Exercise instructions:
Locate and copy all lines bearing the word "React".

Source data:

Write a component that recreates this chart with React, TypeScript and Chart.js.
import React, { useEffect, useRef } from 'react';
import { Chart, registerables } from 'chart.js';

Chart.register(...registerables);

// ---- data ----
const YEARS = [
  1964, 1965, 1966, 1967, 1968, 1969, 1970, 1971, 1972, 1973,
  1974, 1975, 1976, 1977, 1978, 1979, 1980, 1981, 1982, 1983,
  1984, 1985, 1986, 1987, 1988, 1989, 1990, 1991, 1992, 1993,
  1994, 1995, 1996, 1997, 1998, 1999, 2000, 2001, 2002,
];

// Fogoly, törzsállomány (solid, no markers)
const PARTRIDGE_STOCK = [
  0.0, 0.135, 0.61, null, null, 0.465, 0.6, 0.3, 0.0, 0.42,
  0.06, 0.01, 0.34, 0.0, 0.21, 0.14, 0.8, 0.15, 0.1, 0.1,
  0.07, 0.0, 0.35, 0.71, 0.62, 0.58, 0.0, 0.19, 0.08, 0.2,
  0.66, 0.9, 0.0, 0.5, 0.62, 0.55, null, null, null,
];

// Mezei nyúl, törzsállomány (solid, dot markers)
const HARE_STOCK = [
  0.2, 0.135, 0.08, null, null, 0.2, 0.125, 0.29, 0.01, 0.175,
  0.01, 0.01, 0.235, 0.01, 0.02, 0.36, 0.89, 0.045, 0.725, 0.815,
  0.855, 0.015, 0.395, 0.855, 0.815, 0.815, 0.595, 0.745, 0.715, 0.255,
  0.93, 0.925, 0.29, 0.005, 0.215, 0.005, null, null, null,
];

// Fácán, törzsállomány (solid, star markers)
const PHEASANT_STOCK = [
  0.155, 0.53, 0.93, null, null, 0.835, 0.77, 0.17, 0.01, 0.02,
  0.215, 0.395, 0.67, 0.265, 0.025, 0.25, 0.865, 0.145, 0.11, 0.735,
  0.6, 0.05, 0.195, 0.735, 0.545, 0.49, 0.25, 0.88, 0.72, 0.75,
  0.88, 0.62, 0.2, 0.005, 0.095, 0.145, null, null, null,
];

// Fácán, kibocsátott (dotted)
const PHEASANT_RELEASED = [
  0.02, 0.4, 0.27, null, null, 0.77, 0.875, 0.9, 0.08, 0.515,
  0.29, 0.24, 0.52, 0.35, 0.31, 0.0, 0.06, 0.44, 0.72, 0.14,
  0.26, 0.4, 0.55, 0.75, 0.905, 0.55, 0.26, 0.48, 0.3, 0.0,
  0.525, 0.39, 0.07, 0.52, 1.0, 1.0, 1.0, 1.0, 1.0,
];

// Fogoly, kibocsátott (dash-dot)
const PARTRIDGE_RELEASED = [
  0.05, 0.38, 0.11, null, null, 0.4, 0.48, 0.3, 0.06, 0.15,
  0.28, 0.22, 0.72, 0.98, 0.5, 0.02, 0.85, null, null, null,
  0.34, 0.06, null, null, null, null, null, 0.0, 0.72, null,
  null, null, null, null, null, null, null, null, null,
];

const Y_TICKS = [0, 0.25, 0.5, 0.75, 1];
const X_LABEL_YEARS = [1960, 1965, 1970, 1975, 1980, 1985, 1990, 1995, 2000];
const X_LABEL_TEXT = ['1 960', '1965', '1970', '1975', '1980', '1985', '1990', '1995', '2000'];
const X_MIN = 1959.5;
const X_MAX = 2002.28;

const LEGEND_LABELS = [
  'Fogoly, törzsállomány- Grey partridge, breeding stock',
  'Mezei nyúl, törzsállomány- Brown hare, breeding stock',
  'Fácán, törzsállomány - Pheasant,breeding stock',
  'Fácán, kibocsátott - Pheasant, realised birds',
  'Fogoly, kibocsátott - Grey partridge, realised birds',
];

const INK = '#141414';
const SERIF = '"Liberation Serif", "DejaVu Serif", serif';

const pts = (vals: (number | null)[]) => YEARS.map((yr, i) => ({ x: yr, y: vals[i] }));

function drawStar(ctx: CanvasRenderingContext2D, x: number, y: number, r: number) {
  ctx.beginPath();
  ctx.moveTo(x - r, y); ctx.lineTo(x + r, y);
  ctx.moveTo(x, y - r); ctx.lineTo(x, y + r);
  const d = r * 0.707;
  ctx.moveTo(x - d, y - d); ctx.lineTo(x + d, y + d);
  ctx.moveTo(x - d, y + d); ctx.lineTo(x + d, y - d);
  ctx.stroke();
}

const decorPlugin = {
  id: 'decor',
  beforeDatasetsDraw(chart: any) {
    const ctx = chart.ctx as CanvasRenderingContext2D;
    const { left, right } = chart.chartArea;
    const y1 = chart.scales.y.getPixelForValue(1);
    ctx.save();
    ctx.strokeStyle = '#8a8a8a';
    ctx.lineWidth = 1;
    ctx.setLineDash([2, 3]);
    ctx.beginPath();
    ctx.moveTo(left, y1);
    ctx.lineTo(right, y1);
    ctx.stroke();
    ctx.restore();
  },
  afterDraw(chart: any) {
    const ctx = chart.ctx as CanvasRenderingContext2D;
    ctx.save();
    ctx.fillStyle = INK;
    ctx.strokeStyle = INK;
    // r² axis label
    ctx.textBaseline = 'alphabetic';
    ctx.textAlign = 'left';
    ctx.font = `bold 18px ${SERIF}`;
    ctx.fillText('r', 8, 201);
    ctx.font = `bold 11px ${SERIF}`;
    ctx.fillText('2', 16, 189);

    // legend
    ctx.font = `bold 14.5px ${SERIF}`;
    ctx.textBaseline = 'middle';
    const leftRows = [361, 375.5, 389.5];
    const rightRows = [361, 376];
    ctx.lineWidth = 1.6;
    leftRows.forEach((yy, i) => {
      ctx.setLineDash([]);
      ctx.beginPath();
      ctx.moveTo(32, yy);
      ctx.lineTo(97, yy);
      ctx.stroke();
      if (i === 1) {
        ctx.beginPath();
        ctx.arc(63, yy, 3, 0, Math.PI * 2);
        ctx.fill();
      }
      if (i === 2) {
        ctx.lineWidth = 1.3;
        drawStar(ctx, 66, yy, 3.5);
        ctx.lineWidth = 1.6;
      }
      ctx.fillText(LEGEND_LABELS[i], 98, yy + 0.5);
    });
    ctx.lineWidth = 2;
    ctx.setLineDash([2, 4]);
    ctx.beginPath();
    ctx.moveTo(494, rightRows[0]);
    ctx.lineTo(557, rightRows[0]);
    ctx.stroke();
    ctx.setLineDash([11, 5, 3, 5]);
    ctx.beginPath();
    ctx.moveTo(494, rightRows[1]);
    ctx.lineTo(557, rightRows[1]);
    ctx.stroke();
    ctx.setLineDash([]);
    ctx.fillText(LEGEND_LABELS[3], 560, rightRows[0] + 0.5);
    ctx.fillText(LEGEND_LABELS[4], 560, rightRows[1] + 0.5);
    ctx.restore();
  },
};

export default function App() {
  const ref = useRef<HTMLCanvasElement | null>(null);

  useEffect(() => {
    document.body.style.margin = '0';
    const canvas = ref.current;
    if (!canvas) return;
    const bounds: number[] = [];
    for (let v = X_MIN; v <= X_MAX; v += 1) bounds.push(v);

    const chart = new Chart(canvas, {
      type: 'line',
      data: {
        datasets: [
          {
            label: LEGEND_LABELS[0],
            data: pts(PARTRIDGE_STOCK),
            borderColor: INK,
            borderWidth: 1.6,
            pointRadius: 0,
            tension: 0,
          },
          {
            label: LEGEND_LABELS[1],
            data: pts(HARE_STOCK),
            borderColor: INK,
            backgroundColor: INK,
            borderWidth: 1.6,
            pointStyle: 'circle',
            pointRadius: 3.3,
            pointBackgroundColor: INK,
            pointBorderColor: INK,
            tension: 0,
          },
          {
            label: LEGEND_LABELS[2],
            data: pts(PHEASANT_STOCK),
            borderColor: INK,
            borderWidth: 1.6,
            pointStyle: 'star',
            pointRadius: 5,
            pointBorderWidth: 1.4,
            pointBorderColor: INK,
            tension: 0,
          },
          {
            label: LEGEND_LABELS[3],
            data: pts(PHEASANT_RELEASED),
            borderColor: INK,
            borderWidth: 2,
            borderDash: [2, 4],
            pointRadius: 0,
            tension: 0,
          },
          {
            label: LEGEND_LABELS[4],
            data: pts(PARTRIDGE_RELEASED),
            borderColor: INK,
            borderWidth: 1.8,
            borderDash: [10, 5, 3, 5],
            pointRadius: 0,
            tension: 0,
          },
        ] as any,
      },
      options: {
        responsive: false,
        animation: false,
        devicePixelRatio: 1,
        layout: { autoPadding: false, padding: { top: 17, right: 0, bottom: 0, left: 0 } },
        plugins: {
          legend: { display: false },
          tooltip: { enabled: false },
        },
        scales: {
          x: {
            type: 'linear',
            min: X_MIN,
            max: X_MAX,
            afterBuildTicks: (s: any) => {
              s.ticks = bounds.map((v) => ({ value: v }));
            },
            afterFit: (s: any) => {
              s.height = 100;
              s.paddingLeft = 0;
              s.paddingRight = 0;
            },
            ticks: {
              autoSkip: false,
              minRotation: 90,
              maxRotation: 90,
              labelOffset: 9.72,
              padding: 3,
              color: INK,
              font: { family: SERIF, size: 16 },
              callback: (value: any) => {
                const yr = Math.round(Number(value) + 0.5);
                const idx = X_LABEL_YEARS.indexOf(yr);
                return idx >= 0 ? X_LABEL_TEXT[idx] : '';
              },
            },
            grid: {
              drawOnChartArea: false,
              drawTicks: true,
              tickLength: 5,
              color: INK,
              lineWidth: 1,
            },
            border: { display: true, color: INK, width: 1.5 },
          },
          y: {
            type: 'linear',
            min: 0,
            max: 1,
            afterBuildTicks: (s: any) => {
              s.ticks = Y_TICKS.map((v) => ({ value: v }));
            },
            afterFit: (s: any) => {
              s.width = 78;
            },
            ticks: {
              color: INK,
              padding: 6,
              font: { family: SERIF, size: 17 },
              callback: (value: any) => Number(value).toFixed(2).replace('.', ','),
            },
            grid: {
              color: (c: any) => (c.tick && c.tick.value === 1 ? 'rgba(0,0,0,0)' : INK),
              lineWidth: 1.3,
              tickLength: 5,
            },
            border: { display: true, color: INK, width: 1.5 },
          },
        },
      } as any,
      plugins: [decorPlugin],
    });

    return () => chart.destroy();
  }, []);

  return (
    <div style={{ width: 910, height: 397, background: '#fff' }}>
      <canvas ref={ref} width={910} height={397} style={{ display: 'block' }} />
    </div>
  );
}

Exercise solution:
Write a component that recreates this chart with React, TypeScript and Chart.js.
import React, { useEffect, useRef } from 'react';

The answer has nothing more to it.